Friday, August 11, 2006

Tipping point? 

Last time I filled the tank on my (diesel) car, it cost nearly £50. I’d think twice about spending that on a new pair of trainers every other year, yet I routinely pour that amount into my fuel tank every other week.

How long before a tankful tops £100? Then £200?

Rob Paterson in his blog today looks back to a chilling view of the future he penned 10 months ago, which opens like this:

“Imagine it is 2010 - you live in the suburbs of a big city. You teach at York University. Gas prices are about $8.00 a litre (The China factor) and are just going up to $12 as the coup in Saudi Arabia has taken Saudi oil off the market. You wonder how you are going to cope…”

The story develops as Rob paints a detailed picture describing the far-reaching impact on everyday life of this simple change, and it makes for thought-provoking reading.

One thing in particular struck me. Society – in the developed world – depends at all levels of its operation on transportation, and if, for whatever reason, transportation is no longer readily (i.e. economically) available, society will undergo some dramatic changes.

You might debate the timescale in Rob’s story – 2010 is very near – but to do so rather misses a key point.

There’s a critical question in all this which is probably impossible to answer – is there a tipping point? In the stimulus-response relationship, as the stimulus – e.g. fuel cost - changes gradually, does the response also change gradually, or does there come a point at which the response undergoes accelerated change to a new state of semi-equilibrium?

Back in the 1970s, all sorts of doom and gloom was forecast as oil prices shot skywards, yet the world carried on largely as before; although the equilibrium may have shifted a little, the new equilibrium was not so very far from the old. For a while, fuel economy became the most significant factor in new car advertisements, but these days motorists have adapted to higher fuel costs; mpg figures hardly feature in the ads and although I haven’t looked up the statistics my guess is that the ratio of sales high performance cars to fuel efficient cars is probably much as it was 40 years ago. Sure, a lot of development work has gone into improving fuel efficiency, but essentially our car buying and using habits haven’t changed significantly. Those who want speed and power and the opportunity to be ostentatious are prepared to pay for it.

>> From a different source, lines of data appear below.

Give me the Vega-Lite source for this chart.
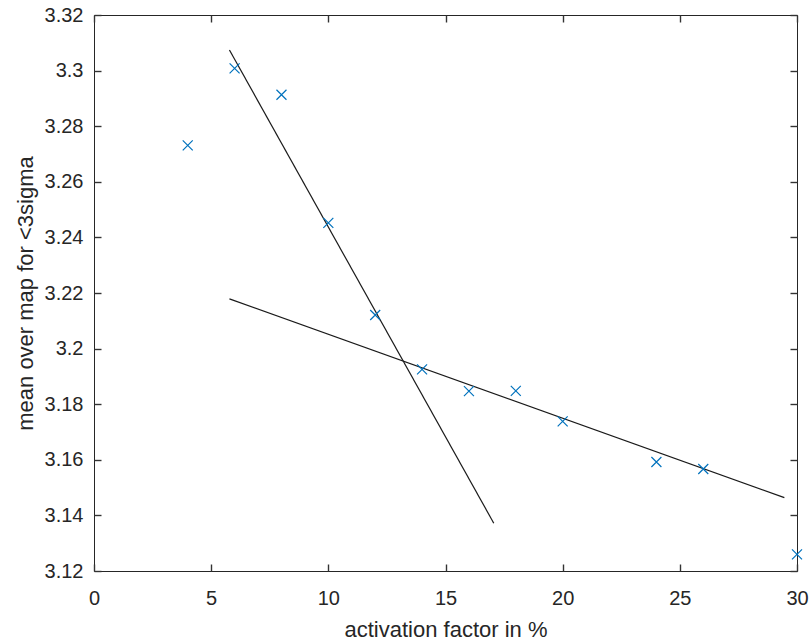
{
  "$schema": "https://vega.github.io/schema/vega-lite/v6.json",
  "width": 703,
  "height": 556,
  "autosize": {"type": "none"},
  "padding": {"left": 94, "top": 15, "right": 14, "bottom": 72},
  "background": "white",
  "datasets": {
    "pts": [
      {"x": 4, "y": 3.2731},
      {"x": 6, "y": 3.3008},
      {"x": 8, "y": 3.2913},
      {"x": 10, "y": 3.2452},
      {"x": 12, "y": 3.2121},
      {"x": 14, "y": 3.1925},
      {"x": 16, "y": 3.1847},
      {"x": 18, "y": 3.1848},
      {"x": 20, "y": 3.1738},
      {"x": 24, "y": 3.1592},
      {"x": 26, "y": 3.1567},
      {"x": 30, "y": 3.126}
    ],
    "fits": [
      {"line": "a", "x": 5.78, "y": 3.3074},
      {"line": "a", "x": 17.06, "y": 3.1372},
      {"line": "b", "x": 5.78, "y": 3.2179},
      {"line": "b", "x": 29.46, "y": 3.1464}
    ]
  },
  "layer": [
    {
      "data": {"name": "fits"},
      "mark": {"type": "line", "color": "#1a1a1a", "strokeWidth": 1.2},
      "encoding": {
        "x": {
          "field": "x", "type": "quantitative",
          "scale": {"domain": [0, 30], "nice": false, "zero": false},
          "axis": {"orient": "top", "labels": false, "title": null, "domain": false, "values": [0, 5, 10, 15, 20, 25, 30], "tickSize": 7, "offset": -7, "tickWidth": 1.4, "tickColor": "#333333"}
        },
        "y": {
          "field": "y", "type": "quantitative",
          "scale": {"domain": [3.12, 3.32], "nice": false, "zero": false},
          "axis": {"orient": "right", "labels": false, "title": null, "domain": false, "values": [3.12, 3.14, 3.16, 3.18, 3.2, 3.22, 3.24, 3.26, 3.28, 3.3, 3.32], "tickSize": 7, "offset": -7, "tickWidth": 1.4, "tickColor": "#333333"}
        },
        "detail": {"field": "line"}
      }
    },
    {
      "data": {"name": "pts"},
      "mark": {"type": "point", "shape": "M-1,-1L1,1M-1,1L1,-1", "filled": false, "color": "#0072BD", "strokeWidth": 1.2, "size": 100, "opacity": 0},
      "encoding": {
        "x": {
          "field": "x", "type": "quantitative",
          "scale": {"domain": [0, 30], "nice": false, "zero": false},
          "axis": {"orient": "bottom", "labels": false, "title": null, "domain": false, "values": [0, 5, 10, 15, 20, 25, 30], "tickSize": 7, "offset": -7, "tickWidth": 1.4, "tickColor": "#333333"}
        },
        "y": {
          "field": "y", "type": "quantitative",
          "scale": {"domain": [3.12, 3.32], "nice": false, "zero": false},
          "axis": {"orient": "left", "labels": false, "title": null, "domain": false, "values": [3.12, 3.14, 3.16, 3.18, 3.2, 3.22, 3.24, 3.26, 3.28, 3.3, 3.32], "tickSize": 7, "offset": -7, "tickWidth": 1.4, "tickColor": "#333333"}
        }
      }
    },
    {
      "data": {"name": "pts"},
      "mark": {"type": "point", "shape": "M-1,-1L1,1M-1,1L1,-1", "filled": false, "color": "#0072BD", "strokeWidth": 1.2, "size": 100, "opacity": 1},
      "encoding": {
        "x": {
          "field": "x", "type": "quantitative",
          "scale": {"domain": [0, 30], "nice": false, "zero": false},
          "axis": {"orient": "bottom", "title": "activation factor in %", "domain": false, "ticks": false, "tickSize": 0, "values": [0, 5, 10, 15, 20, 25, 30], "labelPadding": 17, "titleX": 351.5, "titleY": 58, "titleBaseline": "middle"}
        },
        "y": {
          "field": "y", "type": "quantitative",
          "scale": {"domain": [3.12, 3.32], "nice": false, "zero": false},
          "axis": {"orient": "left", "title": "mean over map for <3sigma", "domain": false, "ticks": false, "tickSize": 0, "values": [3.12, 3.14, 3.16, 3.18, 3.2, 3.22, 3.24, 3.26, 3.28, 3.3, 3.32], "format": "~g", "labelPadding": 11, "titleX": -69, "titleY": 278, "titleAngle": -90, "titleBaseline": "middle", "titleAlign": "center"}
        }
      }
    }
  ],
  "resolve": {"axis": {"x": "independent", "y": "independent"}},
  "config": {
    "font": "Liberation Sans",
    "view": {"stroke": "#262626", "strokeWidth": 1},
    "axis": {
      "grid": false,
      "domainColor": "#262626",
      "labelColor": "#262626",
      "titleColor": "#262626",
      "labelFontSize": 20,
      "titleFontSize": 22,
      "titleFontWeight": "normal",
      "domainWidth": 1,
      "labelFlush": false,
      "labelOverlap": false
    }
  }
}
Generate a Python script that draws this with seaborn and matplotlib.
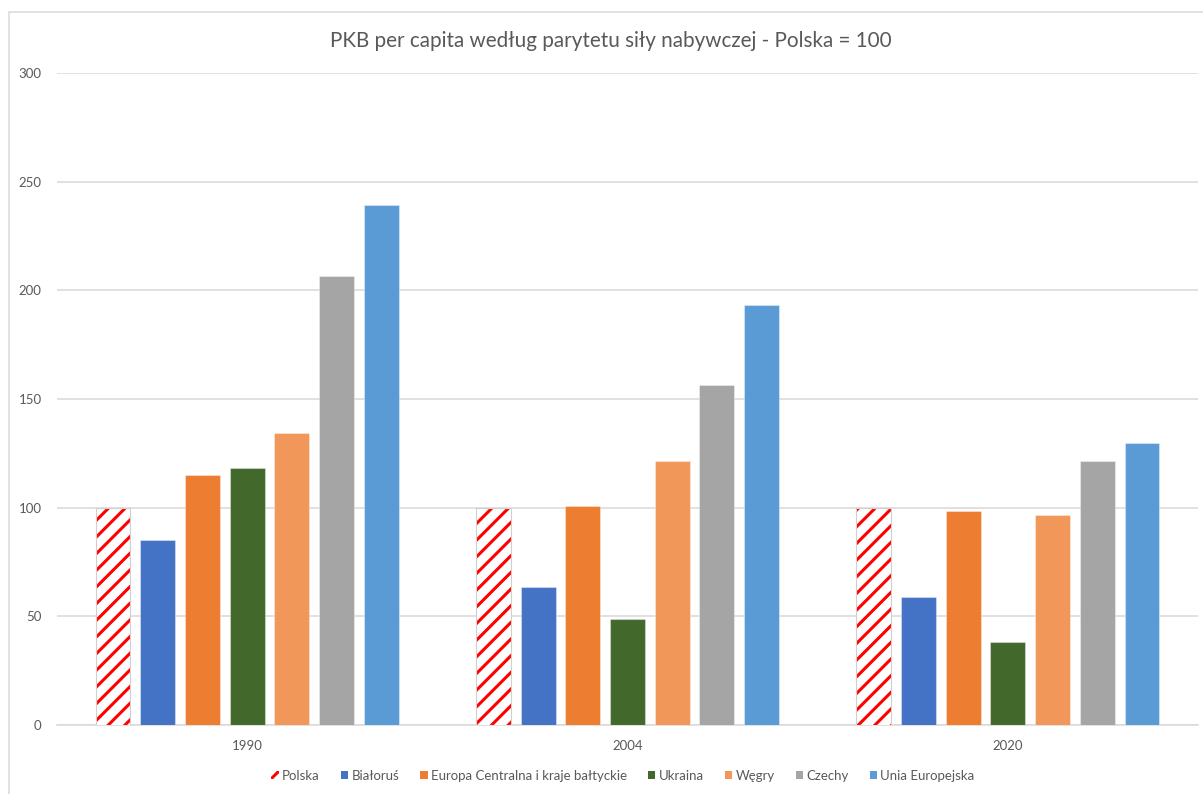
import matplotlib
matplotlib.use("Agg")
import matplotlib.pyplot as plt
from matplotlib.patches import Patch, Rectangle
import seaborn as sns
import pandas as pd

# --- data -----------------------------------------------------------------
lata = ["1990", "2004", "2020"]
kraje = ["Polska", "Białoruś", "Europa Centralna i kraje bałtyckie", "Ukraina",
         "Węgry", "Czechy", "Unia Europejska"]
polska = [100, 100, 100]
bialorus = [85, 63.5, 59]
europa_centralna = [115, 100.6, 98.5]
ukraina = [118.4, 48.6, 38]
wegry = [134.5, 121.5, 96.5]
czechy = [206.7, 156.4, 121.5]
unia = [239.4, 193.3, 129.6]
yticks = [0, 50, 100, 150, 200, 250, 300]
tytul = "PKB per capita według parytetu siły nabywczej - Polska = 100"

kolory = ["#FF0000", "#4472C4", "#ED7D31", "#43682B", "#F1975A", "#A5A5A5", "#5B9BD5"]

serie = [polska, bialorus, europa_centralna, ukraina, wegry, czechy, unia]
df = pd.DataFrame(
    [(rok, kraj, vals[i]) for kraj, vals in zip(kraje, serie) for i, rok in enumerate(lata)],
    columns=["rok", "kraj", "wartosc"],
)

# --- style ----------------------------------------------------------------
sns.set_theme(style="white")
plt.rcParams["font.family"] = ["Lato", "DejaVu Sans"]
plt.rcParams["hatch.linewidth"] = 2.2
szary_tekst = "#595959"
siatka = "#D9D9D9"

fig = plt.figure(figsize=(12.03, 7.94), dpi=100)
ax = fig.add_axes([57 / 1203, 1 - 725 / 794, (1198 - 57) / 1203, (725 - 73) / 794])

sns.barplot(data=df, x="rok", y="wartosc", hue="kraj", order=lata, hue_order=kraje,
            palette=dict(zip(kraje, kolory)), saturation=1, width=0.823, gap=0.22,
            legend=False, ax=ax, zorder=3)

# Polska: red diagonal stripes on white with a thin grey outline
for bar in ax.containers[0]:
    bar.set_facecolor("white")
    bar.set_edgecolor("#FF0000")
    bar.set_linewidth(0)
    bar.set_hatch("//")
    ax.add_patch(Rectangle((bar.get_x(), 0), bar.get_width(), bar.get_height(),
                           fill=False, edgecolor="#D0D0D0", linewidth=0.8, zorder=4))

# light edges on the solid bars
for cont in ax.containers[1:]:
    for bar in cont:
        bar.set_edgecolor((1, 1, 1, 0.35))
        bar.set_linewidth(0.8)

ax.set_ylim(0, 300)
ax.set_xlim(-0.5, 2.5)
ax.set_yticks(yticks)
ax.set_yticklabels([str(t) for t in yticks])
ax.yaxis.grid(True, color=siatka, linewidth=1.1, zorder=0)
ax.set_axisbelow(True)
for s in ["left", "right", "top"]:
    ax.spines[s].set_visible(False)
ax.spines["bottom"].set_color(siatka)
ax.spines["bottom"].set_linewidth(1.1)
ax.tick_params(axis="both", length=0, colors=szary_tekst, labelsize=9.5)
ax.tick_params(axis="y", pad=11)
ax.tick_params(axis="x", pad=11)
ax.set_xlabel("")
ax.set_ylabel("")

fig.text(611 / 1203, 1 - 41 / 794, tytul, ha="center", va="center",
         fontsize=14.9, color=szary_tekst)

# legend
uchwyty = [Patch(facecolor="white", edgecolor="#FF0000", hatch="//", linewidth=0)]
uchwyty += [Patch(facecolor=c, edgecolor="none") for c in kolory[1:]]
fig.legend(uchwyty, kraje, loc="center", bbox_to_anchor=(623 / 1203, 1 - 776 / 794),
           ncol=7, frameon=False, fontsize=9.5, labelcolor=szary_tekst,
           handlelength=0.55, handleheight=0.55, handletextpad=0.25,
           columnspacing=1.6, borderpad=0)

# chart area frame
fig.patches.append(Rectangle((8.5 / 1203, -0.1), 1.2, 1.1 - 12.5 / 794,
                             transform=fig.transFigure, fill=False,
                             edgecolor=siatka, linewidth=1.1))

fig.savefig("out.png", dpi=100)
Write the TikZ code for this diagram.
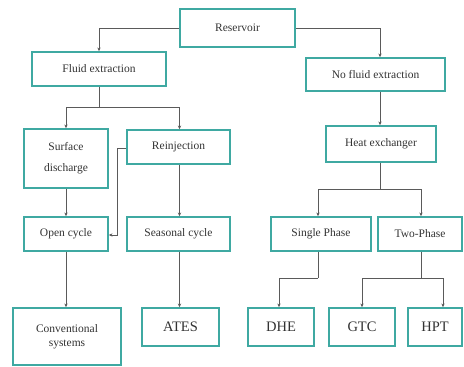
\documentclass[tikz,border=0pt]{standalone}
\usepackage{fontspec}
\setmainfont{Liberation Serif}
\usetikzlibrary{arrows.meta}
\definecolor{boxteal}{HTML}{3FA9A2}
\definecolor{linegray}{HTML}{5A5A5A}
\begin{document}
\begin{tikzpicture}[x=1pt,y=-1pt,
  box/.style={draw=boxteal,line width=1.8pt,fill=white,inner sep=0pt,font=\fontsize{11.5}{15}\selectfont,align=center,text=black!80},
  bigbox/.style={box,font=\fontsize{14.5}{16}\selectfont},
  wire/.style={draw=linegray,line width=0.8pt},
  conn/.style={wire,-{Stealth[length=3.6pt,width=3.4pt]}}]
\useasboundingbox (0,0) rectangle (464,367);
\newcommand\mybox[7]{\node[#1,minimum width=#4-#2,minimum height=#5-#3] (#6) at ({(#2+#4)/2},{(#3+#5)/2}) {#7};}
\mybox{box}{180}{9}{295}{47}{res}{Reservoir}
\mybox{box}{32}{52}{166}{86}{fe}{Fluid extraction}
\mybox{box}{306}{58}{445}{91}{nfe}{No fluid extraction}
\mybox{box}{326}{126}{436}{162}{hx}{Heat exchanger}
\mybox{box}{24}{129}{108}{188}{sd}{Surface\\[6pt]discharge}
\mybox{box}{127}{130}{230}{164}{rj}{Reinjection}
\mybox{box}{24}{217}{108}{251}{oc}{Open cycle}
\mybox{box}{127}{217}{230}{251}{sc}{Seasonal cycle}
\mybox{box}{271}{217}{371}{251}{sp}{Single Phase}
\mybox{box}{378}{217}{462}{251}{tp}{Two-Phase}
\mybox{box}{13}{308}{121}{365}{cs}{Conventional\\[-1pt]systems}
\mybox{bigbox}{142}{308}{219}{346}{ates}{ATES}
\mybox{bigbox}{248}{308}{314}{346}{dhe}{DHE}
\mybox{bigbox}{329}{308}{395}{346}{gtc}{GTC}
\mybox{bigbox}{408}{308}{462}{346}{hpt}{HPT}
\coordinate (j1) at (99,107);
\coordinate (j2) at (380,189);
\coordinate (j3) at (318,278);
\coordinate (j4) at (421,278);
\draw[conn] (res.west) -| (fe.north -| j1);
\draw[conn] (res.east) -| (nfe.north -| j2);
\draw[conn] (nfe.south -| j2) -- (hx.north -| j2);
\draw[wire] (fe.south -| j1) -- (j1);
\draw[conn] (j1) -| (sd.north);
\draw[conn] (j1) -| ([xshift=1pt]rj.north);
\draw[conn] (sd.south) -- (oc.north);
\draw[conn] ([yshift=-1pt]rj.west) -- ++(-9,0) |- ([yshift=-1pt]oc.east);
\draw[conn] ([xshift=1pt]rj.south) -- ([xshift=1pt]sc.north);
\draw[conn] (oc.south) -- (oc.south |- cs.north);
\draw[conn] ([xshift=1pt]sc.south) -- ([xshift=1pt]sc.south |- ates.north);
\draw[wire] (hx.south -| j2) -- (j2);
\draw[conn] (j2) -| (sp.north -| j3);
\draw[conn] (j2) -| (tp.north -| j4);
\draw[wire] (sp.south -| j3) -- (j3);
\draw[conn] (j3) -| ([xshift=-2pt]dhe.north);
\draw[wire] (tp.south -| j4) -- (j4);
\draw[conn] (j4) -| (gtc.north);
\draw[conn] (j4) -| ([xshift=8pt]hpt.north);
\end{tikzpicture}
\end{document}
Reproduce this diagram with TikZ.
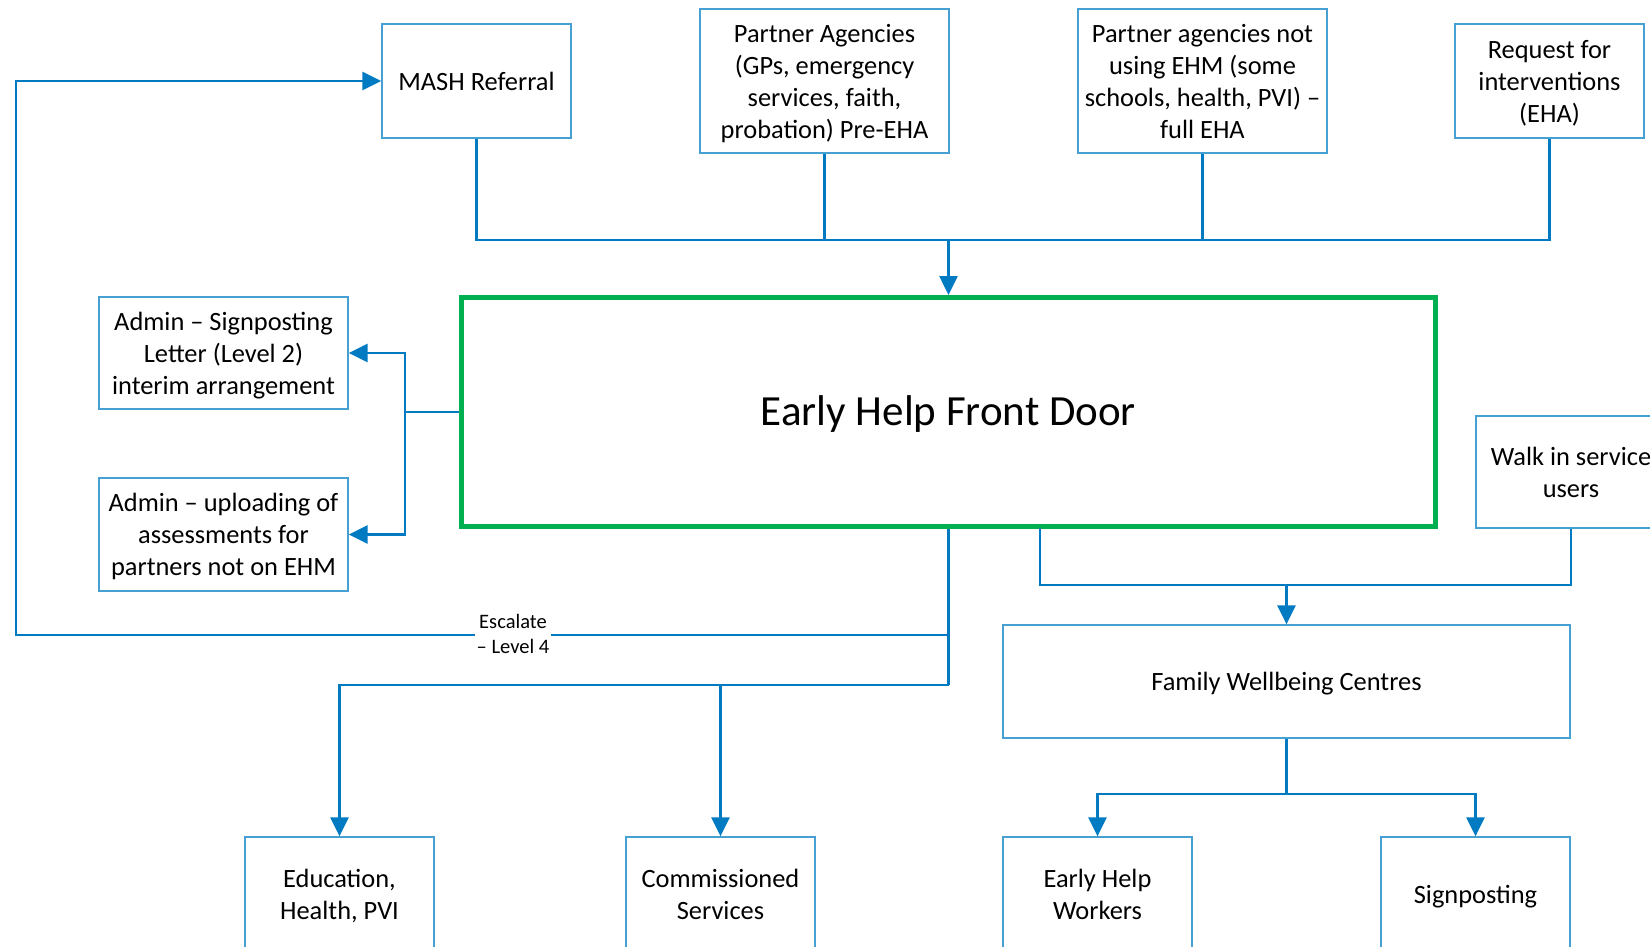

But will that continue? Will we simply carry on adjusting our personal budgets in proportion, or is there a tipping point where the increased cost of transportation results in wholesale changes to the way in which everyone, from individuals to corporations, manages their business?

Rob’s scenario is that there is a tipping point. Maybe there is, maybe there isn’t. But if there is, it could easily be just around the corner, and things could look very different just a few short years from now. I wonder what other factors have the potential to upset the apple cart of society’s complex web of inter-related systems?

Thanks, Rob, for a deeply thought-provoking piece.